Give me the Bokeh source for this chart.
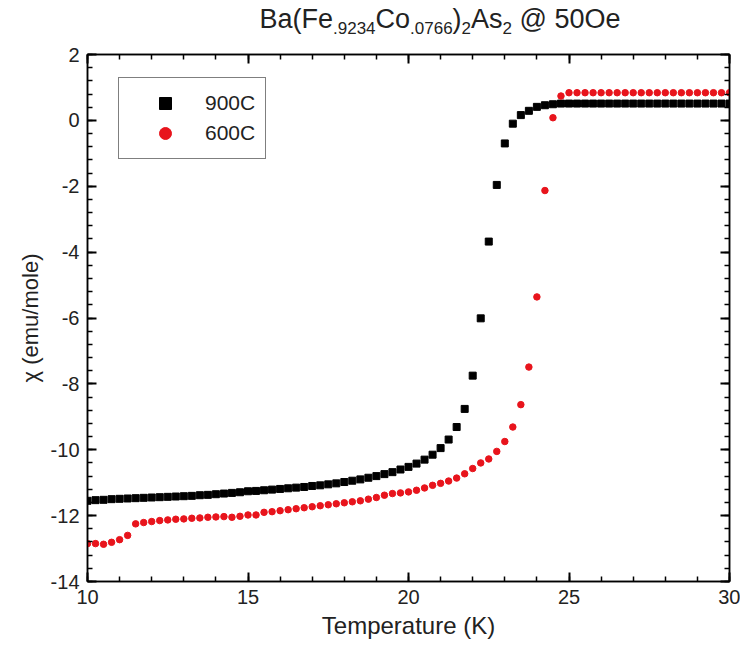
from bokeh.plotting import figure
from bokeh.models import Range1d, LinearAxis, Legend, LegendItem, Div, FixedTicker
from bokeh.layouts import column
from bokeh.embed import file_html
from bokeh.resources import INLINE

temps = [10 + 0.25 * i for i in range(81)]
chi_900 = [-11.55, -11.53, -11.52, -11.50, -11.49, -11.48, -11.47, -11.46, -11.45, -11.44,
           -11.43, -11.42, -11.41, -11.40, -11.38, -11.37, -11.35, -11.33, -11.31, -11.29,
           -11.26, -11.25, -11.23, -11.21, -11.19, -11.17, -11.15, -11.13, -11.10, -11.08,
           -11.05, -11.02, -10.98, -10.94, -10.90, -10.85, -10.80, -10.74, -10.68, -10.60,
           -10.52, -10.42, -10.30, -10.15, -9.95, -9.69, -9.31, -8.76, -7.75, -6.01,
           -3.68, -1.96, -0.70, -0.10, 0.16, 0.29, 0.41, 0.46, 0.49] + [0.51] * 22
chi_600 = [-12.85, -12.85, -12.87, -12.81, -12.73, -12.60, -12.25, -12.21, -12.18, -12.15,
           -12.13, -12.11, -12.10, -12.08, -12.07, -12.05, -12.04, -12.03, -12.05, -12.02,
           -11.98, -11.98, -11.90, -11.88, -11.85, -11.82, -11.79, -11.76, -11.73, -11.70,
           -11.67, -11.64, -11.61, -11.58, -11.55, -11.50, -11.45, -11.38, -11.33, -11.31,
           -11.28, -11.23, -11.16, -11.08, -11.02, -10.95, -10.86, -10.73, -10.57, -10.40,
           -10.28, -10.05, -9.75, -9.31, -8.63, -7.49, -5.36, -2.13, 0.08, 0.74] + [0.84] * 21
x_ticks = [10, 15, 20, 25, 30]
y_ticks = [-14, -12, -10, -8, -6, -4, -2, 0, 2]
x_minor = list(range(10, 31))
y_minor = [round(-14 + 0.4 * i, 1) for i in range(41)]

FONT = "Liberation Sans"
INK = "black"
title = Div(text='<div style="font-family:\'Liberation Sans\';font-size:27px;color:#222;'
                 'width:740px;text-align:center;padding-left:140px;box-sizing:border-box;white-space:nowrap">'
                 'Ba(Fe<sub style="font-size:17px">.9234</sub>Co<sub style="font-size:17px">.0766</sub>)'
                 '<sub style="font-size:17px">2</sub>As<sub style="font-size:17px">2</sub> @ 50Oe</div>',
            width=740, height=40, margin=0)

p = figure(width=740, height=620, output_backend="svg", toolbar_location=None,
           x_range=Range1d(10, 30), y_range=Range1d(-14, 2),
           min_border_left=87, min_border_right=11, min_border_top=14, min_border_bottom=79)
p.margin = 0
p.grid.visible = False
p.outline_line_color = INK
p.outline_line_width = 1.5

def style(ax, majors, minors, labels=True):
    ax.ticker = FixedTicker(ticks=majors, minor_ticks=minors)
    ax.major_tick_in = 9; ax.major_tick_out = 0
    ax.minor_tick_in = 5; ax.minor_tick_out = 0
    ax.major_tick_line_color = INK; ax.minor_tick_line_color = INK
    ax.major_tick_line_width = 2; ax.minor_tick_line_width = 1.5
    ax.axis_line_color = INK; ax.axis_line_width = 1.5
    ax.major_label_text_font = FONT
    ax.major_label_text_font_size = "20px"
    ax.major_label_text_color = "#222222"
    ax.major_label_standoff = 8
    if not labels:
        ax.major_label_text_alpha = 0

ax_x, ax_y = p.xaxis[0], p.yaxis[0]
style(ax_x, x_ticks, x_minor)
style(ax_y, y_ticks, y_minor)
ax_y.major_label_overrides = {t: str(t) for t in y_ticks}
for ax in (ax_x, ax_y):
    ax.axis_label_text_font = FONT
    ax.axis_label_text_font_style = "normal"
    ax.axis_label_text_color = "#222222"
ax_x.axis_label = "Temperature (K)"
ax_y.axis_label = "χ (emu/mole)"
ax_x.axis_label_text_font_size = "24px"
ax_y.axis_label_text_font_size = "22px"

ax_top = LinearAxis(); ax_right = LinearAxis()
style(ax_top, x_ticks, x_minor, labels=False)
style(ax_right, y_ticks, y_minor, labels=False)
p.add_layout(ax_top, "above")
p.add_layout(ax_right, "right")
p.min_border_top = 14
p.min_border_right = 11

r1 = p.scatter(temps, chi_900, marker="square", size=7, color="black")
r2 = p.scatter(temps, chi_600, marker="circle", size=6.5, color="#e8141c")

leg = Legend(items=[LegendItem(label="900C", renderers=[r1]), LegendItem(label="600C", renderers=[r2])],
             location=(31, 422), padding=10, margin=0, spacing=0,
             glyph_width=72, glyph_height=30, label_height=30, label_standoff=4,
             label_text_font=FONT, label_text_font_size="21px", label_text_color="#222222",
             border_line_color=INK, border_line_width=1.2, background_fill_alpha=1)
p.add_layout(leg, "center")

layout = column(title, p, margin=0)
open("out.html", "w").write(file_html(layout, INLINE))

SET EXERCISE: Leave out the pictures and output the rest of the material exactly as written.

EXPECTED ANSWER:
Give me the Bokeh source for this chart.
from bokeh.plotting import figure
from bokeh.models import Range1d, LinearAxis, Legend, LegendItem, Div, FixedTicker
from bokeh.layouts import column
from bokeh.embed import file_html
from bokeh.resources import INLINE

temps = [10 + 0.25 * i for i in range(81)]
chi_900 = [-11.55, -11.53, -11.52, -11.50, -11.49, -11.48, -11.47, -11.46, -11.45, -11.44,
           -11.43, -11.42, -11.41, -11.40, -11.38, -11.37, -11.35, -11.33, -11.31, -11.29,
           -11.26, -11.25, -11.23, -11.21, -11.19, -11.17, -11.15, -11.13, -11.10, -11.08,
           -11.05, -11.02, -10.98, -10.94, -10.90, -10.85, -10.80, -10.74, -10.68, -10.60,
           -10.52, -10.42, -10.30, -10.15, -9.95, -9.69, -9.31, -8.76, -7.75, -6.01,
           -3.68, -1.96, -0.70, -0.10, 0.16, 0.29, 0.41, 0.46, 0.49] + [0.51] * 22
chi_600 = [-12.85, -12.85, -12.87, -12.81, -12.73, -12.60, -12.25, -12.21, -12.18, -12.15,
           -12.13, -12.11, -12.10, -12.08, -12.07, -12.05, -12.04, -12.03, -12.05, -12.02,
           -11.98, -11.98, -11.90, -11.88, -11.85, -11.82, -11.79, -11.76, -11.73, -11.70,
           -11.67, -11.64, -11.61, -11.58, -11.55, -11.50, -11.45, -11.38, -11.33, -11.31,
           -11.28, -11.23, -11.16, -11.08, -11.02, -10.95, -10.86, -10.73, -10.57, -10.40,
           -10.28, -10.05, -9.75, -9.31, -8.63, -7.49, -5.36, -2.13, 0.08, 0.74] + [0.84] * 21
x_ticks = [10, 15, 20, 25, 30]
y_ticks = [-14, -12, -10, -8, -6, -4, -2, 0, 2]
x_minor = list(range(10, 31))
y_minor = [round(-14 + 0.4 * i, 1) for i in range(41)]

FONT = "Liberation Sans"
INK = "black"
title = Div(text='<div style="font-family:\'Liberation Sans\';font-size:27px;color:#222;'
                 'width:740px;text-align:center;padding-left:140px;box-sizing:border-box;white-space:nowrap">'
                 'Ba(Fe<sub style="font-size:17px">.9234</sub>Co<sub style="font-size:17px">.0766</sub>)'
                 '<sub style="font-size:17px">2</sub>As<sub style="font-size:17px">2</sub> @ 50Oe</div>',
            width=740, height=40, margin=0)

p = figure(width=740, height=620, output_backend="svg", toolbar_location=None,
           x_range=Range1d(10, 30), y_range=Range1d(-14, 2),
           min_border_left=87, min_border_right=11, min_border_top=14, min_border_bottom=79)
p.margin = 0
p.grid.visible = False
p.outline_line_color = INK
p.outline_line_width = 1.5

def style(ax, majors, minors, labels=True):
    ax.ticker = FixedTicker(ticks=majors, minor_ticks=minors)
    ax.major_tick_in = 9; ax.major_tick_out = 0
    ax.minor_tick_in = 5; ax.minor_tick_out = 0
    ax.major_tick_line_color = INK; ax.minor_tick_line_color = INK
    ax.major_tick_line_width = 2; ax.minor_tick_line_width = 1.5
    ax.axis_line_color = INK; ax.axis_line_width = 1.5
    ax.major_label_text_font = FONT
    ax.major_label_text_font_size = "20px"
    ax.major_label_text_color = "#222222"
    ax.major_label_standoff = 8
    if not labels:
        ax.major_label_text_alpha = 0

ax_x, ax_y = p.xaxis[0], p.yaxis[0]
style(ax_x, x_ticks, x_minor)
style(ax_y, y_ticks, y_minor)
ax_y.major_label_overrides = {t: str(t) for t in y_ticks}
for ax in (ax_x, ax_y):
    ax.axis_label_text_font = FONT
    ax.axis_label_text_font_style = "normal"
    ax.axis_label_text_color = "#222222"
ax_x.axis_label = "Temperature (K)"
ax_y.axis_label = "χ (emu/mole)"
ax_x.axis_label_text_font_size = "24px"
ax_y.axis_label_text_font_size = "22px"

ax_top = LinearAxis(); ax_right = LinearAxis()
style(ax_top, x_ticks, x_minor, labels=False)
style(ax_right, y_ticks, y_minor, labels=False)
p.add_layout(ax_top, "above")
p.add_layout(ax_right, "right")
p.min_border_top = 14
p.min_border_right = 11

r1 = p.scatter(temps, chi_900, marker="square", size=7, color="black")
r2 = p.scatter(temps, chi_600, marker="circle", size=6.5, color="#e8141c")

leg = Legend(items=[LegendItem(label="900C", renderers=[r1]), LegendItem(label="600C", renderers=[r2])],
             location=(31, 422), padding=10, margin=0, spacing=0,
             glyph_width=72, glyph_height=30, label_height=30, label_standoff=4,
             label_text_font=FONT, label_text_font_size="21px", label_text_color="#222222",
             border_line_color=INK, border_line_width=1.2, background_fill_alpha=1)
p.add_layout(leg, "center")

layout = column(title, p, margin=0)
open("out.html", "w").write(file_html(layout, INLINE))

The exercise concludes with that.